§ AIM: Check each line of the listing below for the word "that" and say how many lines have it. Nothing else should be written.

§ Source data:

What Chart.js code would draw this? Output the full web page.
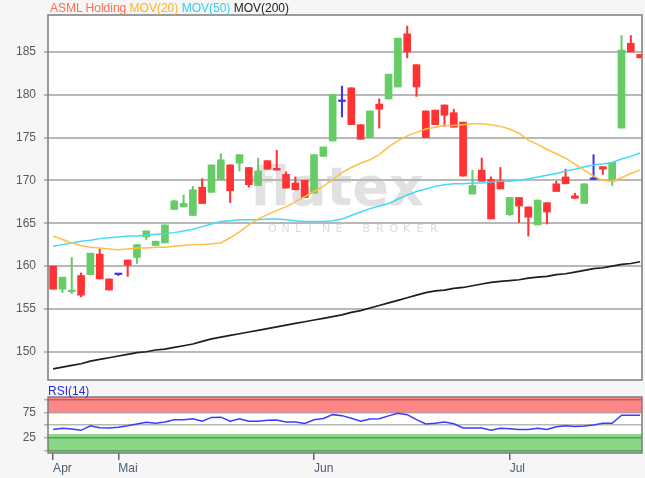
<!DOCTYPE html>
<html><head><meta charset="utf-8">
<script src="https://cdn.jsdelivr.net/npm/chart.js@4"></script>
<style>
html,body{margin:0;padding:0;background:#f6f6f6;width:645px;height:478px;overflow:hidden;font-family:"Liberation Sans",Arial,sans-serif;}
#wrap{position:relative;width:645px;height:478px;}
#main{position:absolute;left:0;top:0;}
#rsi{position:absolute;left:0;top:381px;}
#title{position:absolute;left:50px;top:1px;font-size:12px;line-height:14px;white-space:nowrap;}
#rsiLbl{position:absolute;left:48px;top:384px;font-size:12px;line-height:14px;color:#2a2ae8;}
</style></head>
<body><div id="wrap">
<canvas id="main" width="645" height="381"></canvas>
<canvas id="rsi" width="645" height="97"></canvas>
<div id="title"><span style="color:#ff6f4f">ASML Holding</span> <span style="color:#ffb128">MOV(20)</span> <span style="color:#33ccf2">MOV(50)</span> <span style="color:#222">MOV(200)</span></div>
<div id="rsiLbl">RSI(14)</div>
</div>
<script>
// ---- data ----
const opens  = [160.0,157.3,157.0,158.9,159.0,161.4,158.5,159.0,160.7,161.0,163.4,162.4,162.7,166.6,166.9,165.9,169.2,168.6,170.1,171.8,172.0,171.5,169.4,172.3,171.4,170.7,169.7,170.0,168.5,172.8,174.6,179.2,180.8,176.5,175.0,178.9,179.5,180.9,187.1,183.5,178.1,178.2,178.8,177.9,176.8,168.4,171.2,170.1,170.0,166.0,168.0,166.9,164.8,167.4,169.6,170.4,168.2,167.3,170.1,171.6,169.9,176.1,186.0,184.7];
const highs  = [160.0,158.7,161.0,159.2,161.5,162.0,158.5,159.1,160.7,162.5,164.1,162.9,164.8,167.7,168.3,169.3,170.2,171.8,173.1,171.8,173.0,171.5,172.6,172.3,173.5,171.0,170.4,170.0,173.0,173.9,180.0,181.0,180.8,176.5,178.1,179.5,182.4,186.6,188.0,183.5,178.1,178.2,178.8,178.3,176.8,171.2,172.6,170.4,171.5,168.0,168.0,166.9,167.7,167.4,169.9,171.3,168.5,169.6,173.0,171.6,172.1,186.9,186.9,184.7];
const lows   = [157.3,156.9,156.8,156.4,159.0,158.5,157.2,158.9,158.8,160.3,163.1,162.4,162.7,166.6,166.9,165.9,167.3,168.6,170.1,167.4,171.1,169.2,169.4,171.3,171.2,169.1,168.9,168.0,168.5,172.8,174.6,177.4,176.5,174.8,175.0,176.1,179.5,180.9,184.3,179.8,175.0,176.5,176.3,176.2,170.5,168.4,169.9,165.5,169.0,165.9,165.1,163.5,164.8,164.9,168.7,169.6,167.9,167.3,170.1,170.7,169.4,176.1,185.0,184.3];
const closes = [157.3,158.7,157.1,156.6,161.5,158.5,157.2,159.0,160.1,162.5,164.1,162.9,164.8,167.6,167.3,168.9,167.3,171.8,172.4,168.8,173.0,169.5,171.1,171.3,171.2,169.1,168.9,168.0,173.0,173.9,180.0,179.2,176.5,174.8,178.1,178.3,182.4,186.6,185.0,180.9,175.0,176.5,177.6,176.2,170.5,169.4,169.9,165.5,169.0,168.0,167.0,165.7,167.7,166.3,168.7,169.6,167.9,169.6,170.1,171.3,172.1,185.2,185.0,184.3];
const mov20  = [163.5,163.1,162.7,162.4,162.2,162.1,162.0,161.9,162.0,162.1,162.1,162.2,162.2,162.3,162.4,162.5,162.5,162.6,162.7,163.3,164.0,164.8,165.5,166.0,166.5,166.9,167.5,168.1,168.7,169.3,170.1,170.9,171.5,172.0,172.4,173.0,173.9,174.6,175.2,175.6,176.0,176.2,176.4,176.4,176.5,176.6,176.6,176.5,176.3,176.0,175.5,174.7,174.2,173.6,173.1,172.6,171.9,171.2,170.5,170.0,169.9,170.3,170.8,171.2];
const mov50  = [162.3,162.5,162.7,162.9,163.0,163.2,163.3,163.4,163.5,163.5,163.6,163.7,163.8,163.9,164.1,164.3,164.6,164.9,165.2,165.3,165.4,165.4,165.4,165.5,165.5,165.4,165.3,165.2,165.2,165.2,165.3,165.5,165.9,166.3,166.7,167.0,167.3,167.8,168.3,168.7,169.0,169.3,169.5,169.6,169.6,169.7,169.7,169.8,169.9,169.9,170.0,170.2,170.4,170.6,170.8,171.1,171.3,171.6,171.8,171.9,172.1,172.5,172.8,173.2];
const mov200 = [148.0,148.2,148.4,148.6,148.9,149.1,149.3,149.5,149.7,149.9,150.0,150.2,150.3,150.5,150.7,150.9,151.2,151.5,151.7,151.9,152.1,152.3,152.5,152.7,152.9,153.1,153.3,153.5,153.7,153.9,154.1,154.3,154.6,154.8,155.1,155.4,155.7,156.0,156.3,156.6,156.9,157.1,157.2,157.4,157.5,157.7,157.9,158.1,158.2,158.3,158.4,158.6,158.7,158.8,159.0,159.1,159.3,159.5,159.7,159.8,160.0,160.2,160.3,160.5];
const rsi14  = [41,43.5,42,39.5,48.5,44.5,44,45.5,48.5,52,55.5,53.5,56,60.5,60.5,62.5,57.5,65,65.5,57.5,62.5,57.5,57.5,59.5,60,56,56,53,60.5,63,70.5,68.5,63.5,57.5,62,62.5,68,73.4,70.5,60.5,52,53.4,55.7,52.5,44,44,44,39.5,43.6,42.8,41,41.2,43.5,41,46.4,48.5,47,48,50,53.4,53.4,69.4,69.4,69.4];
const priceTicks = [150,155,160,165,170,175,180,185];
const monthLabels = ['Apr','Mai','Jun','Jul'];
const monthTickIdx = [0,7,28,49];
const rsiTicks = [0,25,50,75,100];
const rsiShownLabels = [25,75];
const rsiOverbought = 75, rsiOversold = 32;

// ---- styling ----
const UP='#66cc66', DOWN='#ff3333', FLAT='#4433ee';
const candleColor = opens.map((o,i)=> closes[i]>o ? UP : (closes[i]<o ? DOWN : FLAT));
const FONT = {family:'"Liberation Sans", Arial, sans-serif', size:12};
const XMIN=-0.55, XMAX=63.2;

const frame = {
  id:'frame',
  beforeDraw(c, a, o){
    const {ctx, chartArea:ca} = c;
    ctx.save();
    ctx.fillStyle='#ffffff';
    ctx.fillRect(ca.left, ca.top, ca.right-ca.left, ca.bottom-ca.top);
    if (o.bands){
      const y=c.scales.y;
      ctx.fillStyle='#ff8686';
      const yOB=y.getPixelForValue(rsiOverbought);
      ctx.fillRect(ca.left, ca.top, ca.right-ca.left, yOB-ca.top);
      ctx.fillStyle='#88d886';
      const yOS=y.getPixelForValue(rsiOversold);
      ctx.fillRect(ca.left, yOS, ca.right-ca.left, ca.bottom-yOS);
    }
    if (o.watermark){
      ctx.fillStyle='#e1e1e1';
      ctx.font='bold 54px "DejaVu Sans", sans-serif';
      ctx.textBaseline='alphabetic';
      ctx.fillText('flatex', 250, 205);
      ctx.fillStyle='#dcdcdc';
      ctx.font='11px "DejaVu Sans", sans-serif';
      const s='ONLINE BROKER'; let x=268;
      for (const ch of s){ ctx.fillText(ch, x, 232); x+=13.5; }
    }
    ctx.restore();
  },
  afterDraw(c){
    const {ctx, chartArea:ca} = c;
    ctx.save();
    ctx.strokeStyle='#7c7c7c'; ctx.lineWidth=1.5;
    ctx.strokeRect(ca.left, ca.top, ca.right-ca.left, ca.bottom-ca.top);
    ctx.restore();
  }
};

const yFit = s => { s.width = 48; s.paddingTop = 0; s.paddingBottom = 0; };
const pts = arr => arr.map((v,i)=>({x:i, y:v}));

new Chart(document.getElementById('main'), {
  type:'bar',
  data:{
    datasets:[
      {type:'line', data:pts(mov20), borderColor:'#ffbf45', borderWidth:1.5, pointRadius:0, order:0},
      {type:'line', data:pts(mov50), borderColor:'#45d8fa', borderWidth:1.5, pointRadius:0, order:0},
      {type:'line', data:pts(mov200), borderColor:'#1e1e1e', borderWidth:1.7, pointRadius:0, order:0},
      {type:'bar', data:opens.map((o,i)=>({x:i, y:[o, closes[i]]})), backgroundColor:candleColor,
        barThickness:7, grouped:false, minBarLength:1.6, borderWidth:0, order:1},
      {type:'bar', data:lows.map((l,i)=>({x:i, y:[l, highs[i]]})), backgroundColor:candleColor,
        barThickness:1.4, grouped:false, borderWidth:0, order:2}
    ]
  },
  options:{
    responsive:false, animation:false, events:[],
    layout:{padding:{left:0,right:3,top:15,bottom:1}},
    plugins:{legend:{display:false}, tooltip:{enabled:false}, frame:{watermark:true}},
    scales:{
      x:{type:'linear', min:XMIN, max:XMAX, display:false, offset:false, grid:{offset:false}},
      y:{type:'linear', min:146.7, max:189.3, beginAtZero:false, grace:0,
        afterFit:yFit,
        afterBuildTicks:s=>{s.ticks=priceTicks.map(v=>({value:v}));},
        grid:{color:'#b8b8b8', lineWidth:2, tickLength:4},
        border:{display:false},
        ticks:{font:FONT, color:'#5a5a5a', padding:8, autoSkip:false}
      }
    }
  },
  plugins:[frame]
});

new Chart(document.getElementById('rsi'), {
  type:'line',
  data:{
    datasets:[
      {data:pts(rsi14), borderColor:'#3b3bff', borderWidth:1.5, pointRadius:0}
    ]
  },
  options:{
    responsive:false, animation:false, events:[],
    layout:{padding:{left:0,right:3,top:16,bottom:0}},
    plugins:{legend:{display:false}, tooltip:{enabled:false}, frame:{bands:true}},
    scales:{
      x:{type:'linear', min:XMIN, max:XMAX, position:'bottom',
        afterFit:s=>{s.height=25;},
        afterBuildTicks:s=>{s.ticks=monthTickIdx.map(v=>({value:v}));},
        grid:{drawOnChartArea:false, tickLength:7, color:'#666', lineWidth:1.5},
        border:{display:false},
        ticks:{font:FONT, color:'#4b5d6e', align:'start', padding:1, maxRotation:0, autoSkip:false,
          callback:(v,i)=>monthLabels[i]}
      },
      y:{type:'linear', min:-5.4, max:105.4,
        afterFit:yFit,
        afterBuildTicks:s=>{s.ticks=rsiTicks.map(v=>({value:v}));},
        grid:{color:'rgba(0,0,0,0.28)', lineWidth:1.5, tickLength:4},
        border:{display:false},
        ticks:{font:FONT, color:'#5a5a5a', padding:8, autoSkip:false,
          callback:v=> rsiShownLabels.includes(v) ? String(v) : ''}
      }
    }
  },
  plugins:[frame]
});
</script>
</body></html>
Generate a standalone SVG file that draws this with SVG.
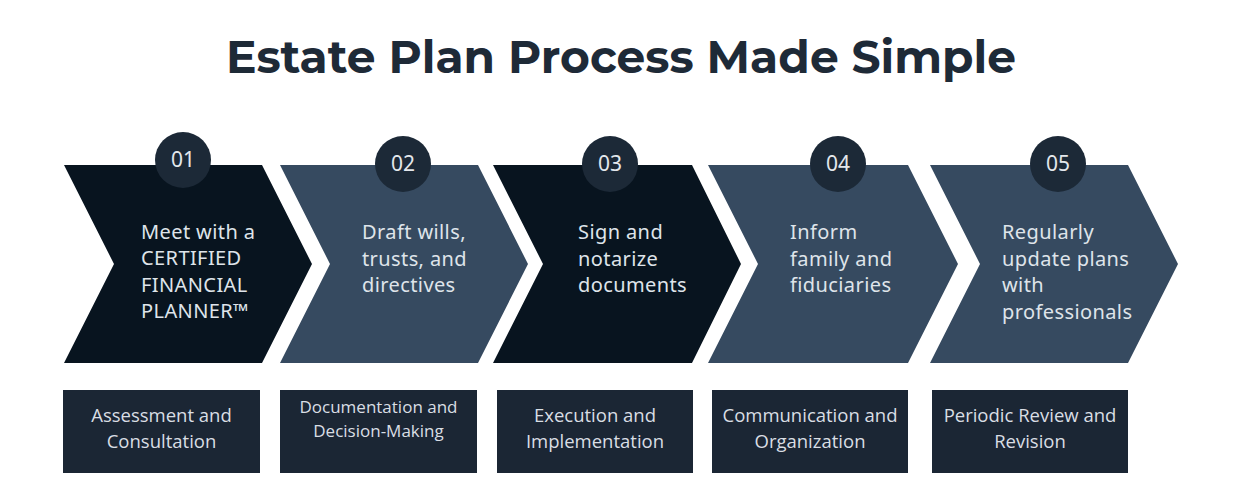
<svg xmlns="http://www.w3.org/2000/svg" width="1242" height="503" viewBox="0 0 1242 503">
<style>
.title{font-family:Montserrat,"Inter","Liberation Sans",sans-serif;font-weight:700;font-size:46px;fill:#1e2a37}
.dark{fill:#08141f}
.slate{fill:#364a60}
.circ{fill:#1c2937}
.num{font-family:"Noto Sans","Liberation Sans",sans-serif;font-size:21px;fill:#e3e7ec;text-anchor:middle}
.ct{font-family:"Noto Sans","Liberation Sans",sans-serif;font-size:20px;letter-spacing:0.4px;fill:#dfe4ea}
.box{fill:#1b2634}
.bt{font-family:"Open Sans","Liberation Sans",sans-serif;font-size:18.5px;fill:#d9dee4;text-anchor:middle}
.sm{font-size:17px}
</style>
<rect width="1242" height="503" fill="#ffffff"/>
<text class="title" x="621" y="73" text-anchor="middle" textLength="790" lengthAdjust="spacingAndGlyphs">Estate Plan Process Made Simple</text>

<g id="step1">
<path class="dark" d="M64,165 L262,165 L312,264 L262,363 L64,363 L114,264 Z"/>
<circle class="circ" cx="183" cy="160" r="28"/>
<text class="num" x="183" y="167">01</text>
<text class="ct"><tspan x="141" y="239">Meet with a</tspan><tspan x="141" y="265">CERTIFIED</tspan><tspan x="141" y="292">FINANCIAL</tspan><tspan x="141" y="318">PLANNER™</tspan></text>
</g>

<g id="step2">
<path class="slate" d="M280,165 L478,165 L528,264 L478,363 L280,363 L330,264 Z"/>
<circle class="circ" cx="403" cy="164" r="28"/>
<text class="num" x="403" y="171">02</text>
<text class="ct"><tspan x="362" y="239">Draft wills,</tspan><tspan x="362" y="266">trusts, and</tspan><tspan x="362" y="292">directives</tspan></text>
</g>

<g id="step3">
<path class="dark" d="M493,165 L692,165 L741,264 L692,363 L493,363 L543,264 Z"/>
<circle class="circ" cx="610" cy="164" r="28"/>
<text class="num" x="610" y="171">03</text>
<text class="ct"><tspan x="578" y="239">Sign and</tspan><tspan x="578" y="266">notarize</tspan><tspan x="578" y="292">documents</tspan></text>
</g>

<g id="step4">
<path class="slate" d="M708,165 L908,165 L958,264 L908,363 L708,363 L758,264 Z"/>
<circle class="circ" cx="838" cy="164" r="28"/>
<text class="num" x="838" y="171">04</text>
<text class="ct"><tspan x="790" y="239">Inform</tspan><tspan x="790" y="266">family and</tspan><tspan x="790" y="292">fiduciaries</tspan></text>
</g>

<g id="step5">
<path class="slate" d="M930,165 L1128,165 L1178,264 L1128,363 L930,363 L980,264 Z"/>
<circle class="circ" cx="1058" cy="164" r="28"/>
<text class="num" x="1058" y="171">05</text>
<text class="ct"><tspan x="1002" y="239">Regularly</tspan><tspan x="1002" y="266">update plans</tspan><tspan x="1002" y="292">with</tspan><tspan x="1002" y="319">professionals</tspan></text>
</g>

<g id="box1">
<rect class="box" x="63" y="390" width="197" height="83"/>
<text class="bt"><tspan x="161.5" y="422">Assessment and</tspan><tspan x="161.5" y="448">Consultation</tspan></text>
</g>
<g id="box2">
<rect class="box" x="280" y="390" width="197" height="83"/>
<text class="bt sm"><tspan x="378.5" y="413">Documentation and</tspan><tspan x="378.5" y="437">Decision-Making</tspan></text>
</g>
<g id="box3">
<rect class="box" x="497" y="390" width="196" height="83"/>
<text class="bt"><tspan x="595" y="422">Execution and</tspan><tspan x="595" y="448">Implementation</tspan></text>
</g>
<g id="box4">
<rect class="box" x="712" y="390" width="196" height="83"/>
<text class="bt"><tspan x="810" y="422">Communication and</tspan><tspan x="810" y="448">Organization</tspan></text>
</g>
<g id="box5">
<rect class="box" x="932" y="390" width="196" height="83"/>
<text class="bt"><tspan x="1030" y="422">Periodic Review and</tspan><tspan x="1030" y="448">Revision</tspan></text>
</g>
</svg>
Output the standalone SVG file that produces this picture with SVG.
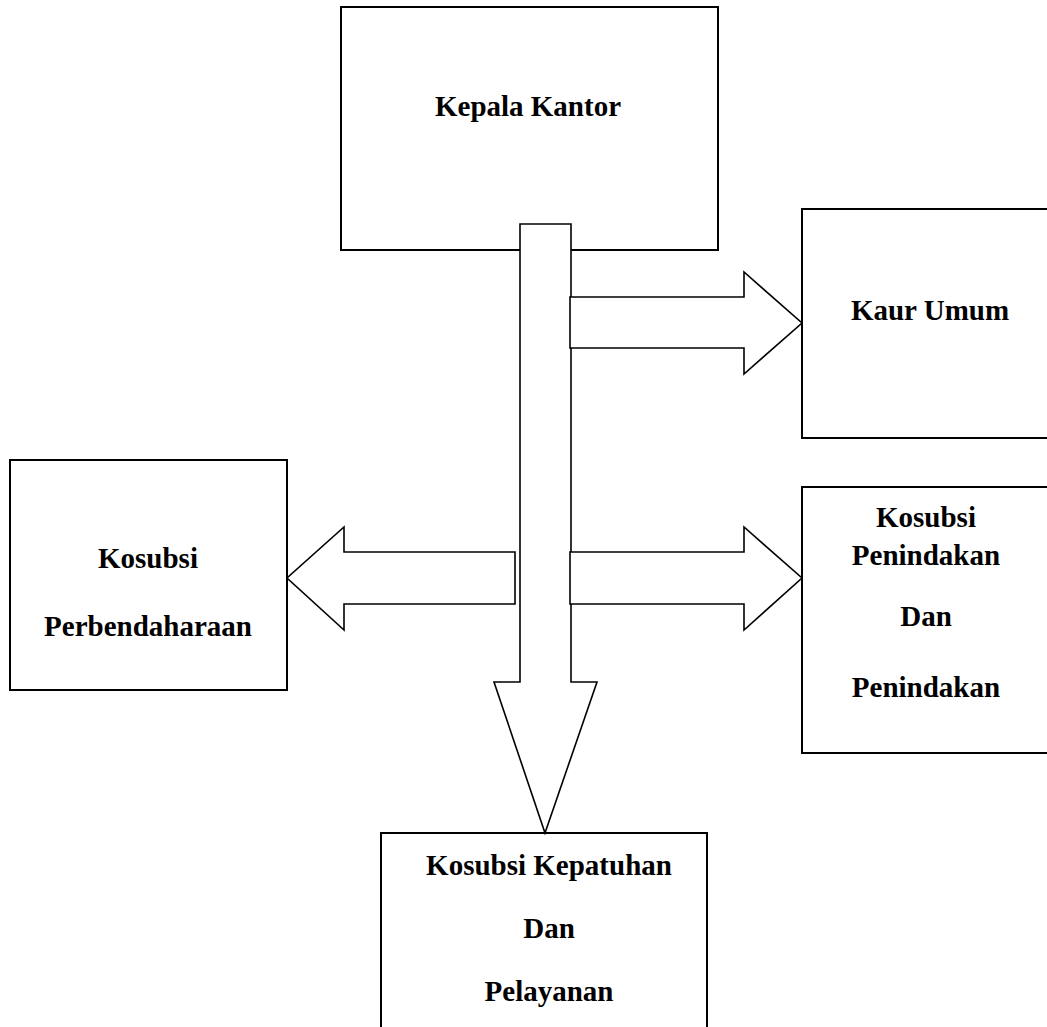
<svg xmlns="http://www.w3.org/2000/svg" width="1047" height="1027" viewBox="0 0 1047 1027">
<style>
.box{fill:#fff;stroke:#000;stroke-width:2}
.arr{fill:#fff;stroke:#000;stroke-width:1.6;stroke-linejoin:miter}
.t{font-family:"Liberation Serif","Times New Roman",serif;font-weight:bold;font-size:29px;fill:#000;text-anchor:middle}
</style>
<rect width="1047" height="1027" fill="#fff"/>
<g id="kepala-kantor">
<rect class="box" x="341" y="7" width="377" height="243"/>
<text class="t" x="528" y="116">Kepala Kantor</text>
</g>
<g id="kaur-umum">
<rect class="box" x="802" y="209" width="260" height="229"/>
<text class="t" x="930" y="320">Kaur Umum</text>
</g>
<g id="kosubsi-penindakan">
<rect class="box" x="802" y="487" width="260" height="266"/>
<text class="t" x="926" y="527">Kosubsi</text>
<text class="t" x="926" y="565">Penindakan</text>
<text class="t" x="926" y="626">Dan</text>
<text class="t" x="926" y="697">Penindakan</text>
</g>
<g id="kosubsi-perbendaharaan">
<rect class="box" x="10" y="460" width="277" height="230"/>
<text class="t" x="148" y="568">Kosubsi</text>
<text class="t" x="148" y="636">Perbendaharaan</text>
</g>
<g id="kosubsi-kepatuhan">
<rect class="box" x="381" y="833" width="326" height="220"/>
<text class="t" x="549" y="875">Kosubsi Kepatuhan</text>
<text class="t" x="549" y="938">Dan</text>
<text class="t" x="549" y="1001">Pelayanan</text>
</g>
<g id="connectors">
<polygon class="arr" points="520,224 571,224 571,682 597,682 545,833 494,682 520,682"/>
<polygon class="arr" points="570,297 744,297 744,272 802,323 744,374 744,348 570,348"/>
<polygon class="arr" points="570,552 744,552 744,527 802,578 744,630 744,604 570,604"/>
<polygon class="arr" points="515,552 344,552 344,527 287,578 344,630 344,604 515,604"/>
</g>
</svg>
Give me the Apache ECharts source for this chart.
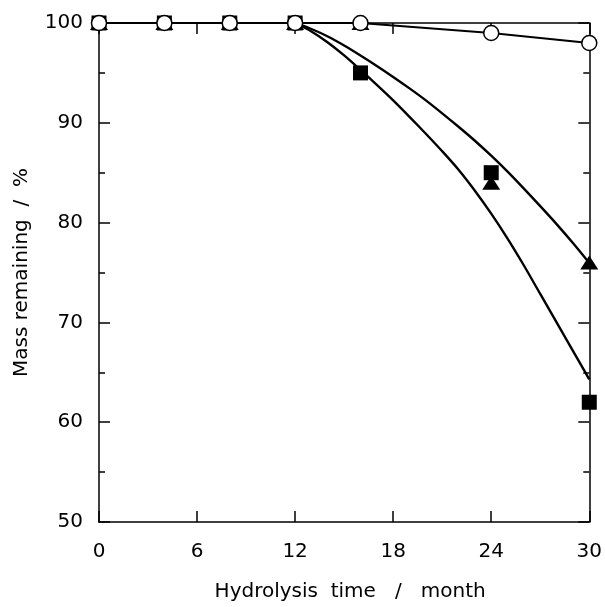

§ REPLY: 2